A couple of weeks ago Gipson received a good bit of national attention in some circles because of his comments on President Barack Obama's proclamation that he now supports gay marriage, though he favors allowing this issue to be decided by each state instead of nationally.
On his Facebook page, Gipson cited Bible passages in stating opposition to the president's stance on gay marriage.
In particular, Gipson cited Leviticus 20:13, which says, "If a man lies with a man as one lies with a woman, both of them have done what is detestable. They must be put to death; their blood will be on their own heads."
Gipson later clarified that he believes in the sanctity of all life and was only making the point, that according to the Bible, homosexuality is "morally objectionable." Knowing Gipson, I believe he wishes no ill on anyone.
Gipson also said he had received death threats because of the controversy.
All this happened a couple of weeks ago, and, because of that, I am reluctant to bring it back up.
My reluctance is many fold.
First of all, Gipson is an attorney and a Baptist minister - a lethal combination when it comes to knowledge of the Bible and the ability to use that knowledge to defend a belief. I, on the other hand, am far from a Bible scholar.
Perhaps, the most important reason I am reluctant to bring it up is I do not want to revive a topic that led to death threats. But, hopefully, I will approach this topic in a civil tone and those who wish to respond will do the same.
Plus, I have no desire to enter into a debate about gay marriage, but I do feel "called" to enter into a discussion of what the Bible says and does not say and what it should mean to us.
Humbly, I say I have found it more useful to use the Bible - in particular the direct teachings of Jesus - as a guide and adhere to the overall tenor that is established by those teachings instead of trying to parcel sometimes conflicting passages that can be found throughout the document that is multi-faceted in that it is part history, part symbolism, part instructional and many other things.
As it turns out, various lifestyle choices, including adultery, which according to numerous biblical references would include divorce and remarriage, should lead to death, according to Bible passages. I will not go into all of those lifestyle choices that should lead to death, but there are several.
We all must make tough decisions.
For instance, I am called upon on occasion to work on Sundays. Some people are working every Sunday at the Daily Journal.
Yet, Exodus 31:14 says "Observe the Sabbath, because it is holy to you. Anyone who desecrates it must be put to death, whoever does any work on that day must be cut off from his people. For six days work is to be done, but the seventh day is a Sabbath of rest, holy to the Lord. Whoever does any work on the Sabbath day must be put to death."
And Numbers 15 talks of a man being stoned to death at the Lord's instructions for gathering sticks on the Sabbath.
As it turns out, Gipson himself has been known to work on the Sabbath. According to the Mississippi Legislature's web page, the Legislature was in session on April 29 of this year and March 27, 2011 - both Sundays. Gipson is recorded as voting on bills on both of those days. On April 29, as chair of the House Judiciary B Committee, he even called up bills from his committee to be voted on by the entire House.

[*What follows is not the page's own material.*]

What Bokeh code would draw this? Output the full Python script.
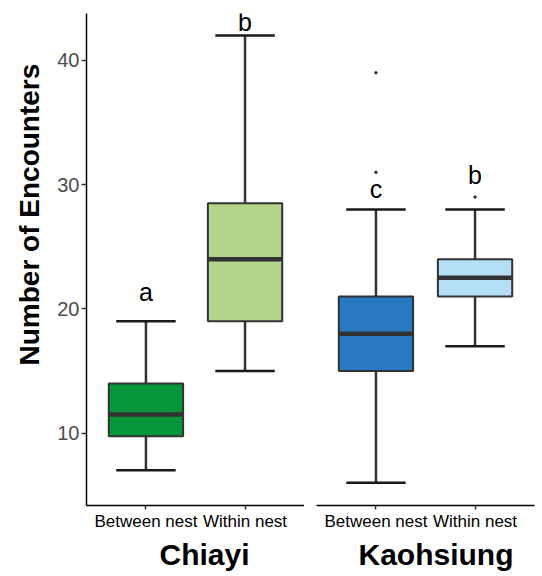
from bokeh.plotting import figure
from bokeh.layouts import row
from bokeh.models import Range1d, FixedTicker, Title, ColumnDataSource
from bokeh.embed import file_html
from bokeh.resources import INLINE

# ---- data ----
sites = ["Chiayi", "Kaohsiung"]
nest_types = ["Between nest", "Within nest"]
site_of_box = ["Chiayi", "Chiayi", "Kaohsiung", "Kaohsiung"]
nest_of_box = ["Between nest", "Within nest", "Between nest", "Within nest"]
lower_whisker = [7, 15, 6, 17]
q1 = [9.75, 19, 15, 21]
median = [11.5, 24, 18, 22.5]
q3 = [14, 28.5, 21, 24]
upper_whisker = [19, 42, 28, 28]
outlier_site = ["Kaohsiung", "Kaohsiung", "Kaohsiung"]
outlier_nest = ["Between nest", "Between nest", "Within nest"]
outlier_value = [31, 39, 29]
sig_letters = ["a", "b", "c", "b"]
sig_y = [20.8, 42.5, 29.1, 30.2]
box_colors = ["#05973A", "#B2D48B", "#2878C2", "#B3E0F6"]
y_ticks = [10, 20, 30, 40]

FONT = "Liberation Sans"
DARK = "#333333"

y_range = Range1d(4.17, 43.78)
site_label_offset = {"Chiayi": 73, "Kaohsiung": 42}


def make_panel(site, first):
    kw = dict(
        width=304 if first else 238,
        height=576,
        x_range=Range1d(0.4, 2.6),
        y_range=y_range,
        output_backend="svg",
        toolbar_location=None,
        min_border_left=86 if first else 12,
        min_border_right=0 if first else 8,
        min_border_top=13,
        min_border_bottom=71,
    )
    if not first:
        kw["y_axis_location"] = None
    p = figure(**kw)
    p.outline_line_color = None
    p.xgrid.visible = False
    p.ygrid.visible = False

    idx = [i for i, s in enumerate(site_of_box) if s == site]
    xs = [nest_types.index(nest_of_box[i]) + 1 for i in idx]
    src = ColumnDataSource(dict(
        x=xs,
        lw=[lower_whisker[i] for i in idx],
        q1=[q1[i] for i in idx],
        med=[median[i] for i in idx],
        q3=[q3[i] for i in idx],
        uw=[upper_whisker[i] for i in idx],
        color=[box_colors[i] for i in idx],
        x0=[x - 0.375 for x in xs],
        x1=[x + 0.375 for x in xs],
        c0=[x - 0.3 for x in xs],
        c1=[x + 0.3 for x in xs],
        letter=[sig_letters[i] for i in idx],
        ly=[sig_y[i] for i in idx],
    ))
    # whiskers
    p.segment(x0="x", y0="q3", x1="x", y1="uw", source=src, line_color=DARK, line_width=2.5)
    p.segment(x0="x", y0="q1", x1="x", y1="lw", source=src, line_color=DARK, line_width=2.5)
    # caps
    p.segment(x0="c0", y0="uw", x1="c1", y1="uw", source=src, line_color="#1A1A1A", line_width=2.5)
    p.segment(x0="c0", y0="lw", x1="c1", y1="lw", source=src, line_color="#1A1A1A", line_width=2.5)
    # boxes
    p.vbar(x="x", width=0.75, bottom="q1", top="q3", source=src,
           fill_color="color", line_color=DARK, line_width=2)
    # medians
    p.segment(x0="x0", y0="med", x1="x1", y1="med", source=src, line_color=DARK, line_width=4.5)
    # outliers
    oi = [i for i, s in enumerate(outlier_site) if s == site]
    if oi:
        p.scatter(x=[nest_types.index(outlier_nest[i]) + 1 for i in oi],
                  y=[outlier_value[i] for i in oi], size=2.5,
                  fill_color=DARK, line_color=DARK)
    # significance letters
    p.text(x="x", y="ly", text="letter", source=src, text_align="center",
           text_baseline="alphabetic", text_font_size="25px", text_color="black",
           text_font={"value": FONT}, y_offset=-7)

    xa = p.xaxis[0]
    xa.ticker = FixedTicker(ticks=[1, 2])
    xa.major_label_overrides = {1: nest_types[0], 2: nest_types[1]}
    xa.minor_tick_line_color = None
    xa.major_tick_in = 0
    xa.major_tick_out = 4
    xa.major_tick_line_color = DARK
    xa.major_tick_line_width = 1.5
    xa.axis_line_color = "black"
    xa.axis_line_width = 1.5
    xa.major_label_text_font = FONT
    xa.major_label_text_font_size = "17px"
    xa.major_label_text_color = "black"
    xa.major_label_standoff = 2

    p.add_layout(Title(text=site, align="left", offset=site_label_offset[site],
                       text_font=FONT, text_font_size="30px", text_font_style="bold",
                       text_color="black", standoff=4), "below")

    if first:
        ya = p.yaxis[0]
        ya.ticker = FixedTicker(ticks=y_ticks)
        ya.minor_tick_line_color = None
        ya.major_tick_in = 0
        ya.major_tick_out = 5
        ya.major_tick_line_color = DARK
        ya.major_tick_line_width = 1.5
        ya.axis_line_color = "black"
        ya.axis_line_width = 1.5
        ya.major_label_text_font = FONT
        ya.major_label_text_font_size = "20px"
        ya.major_label_text_color = "#4D4D4D"
        ya.major_label_standoff = 2
        p.add_layout(Title(text="Number of Encounters", align="left", offset=140,
                           text_font=FONT, text_font_size="28px", text_font_style="bold",
                           text_color="black", standoff=20), "left")
    return p


p1 = make_panel(sites[0], True)
p2 = make_panel(sites[1], False)
layout = row(p1, p2)
open("out.html", "w").write(file_html(layout, INLINE))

Should Gipson be put to death for working on a Sunday? Should the entire Legislature suffer the same fate? Should I be put to death for working that day by covering the actions of Gipson and other legislators?
In the eyes of Old Testament writers, working on the Sabbath and homosexuality - interestingly involving two men, but no mention of lesbianism - were both serious offenses.
Is working on the Sabbath now less of a serious offense than homosexuality or adultery or cursing your parents? I don't know. I do know that Jesus preached and healed on the Sabbath, but doing the business of the state or covering those actions as a journalist fall far short of what Jesus was doing.
We all have to make value judgments - every day.
It's part of living.
The only point I am making is that it can be a double-edge sword to pull out specific Bible verses to make a point.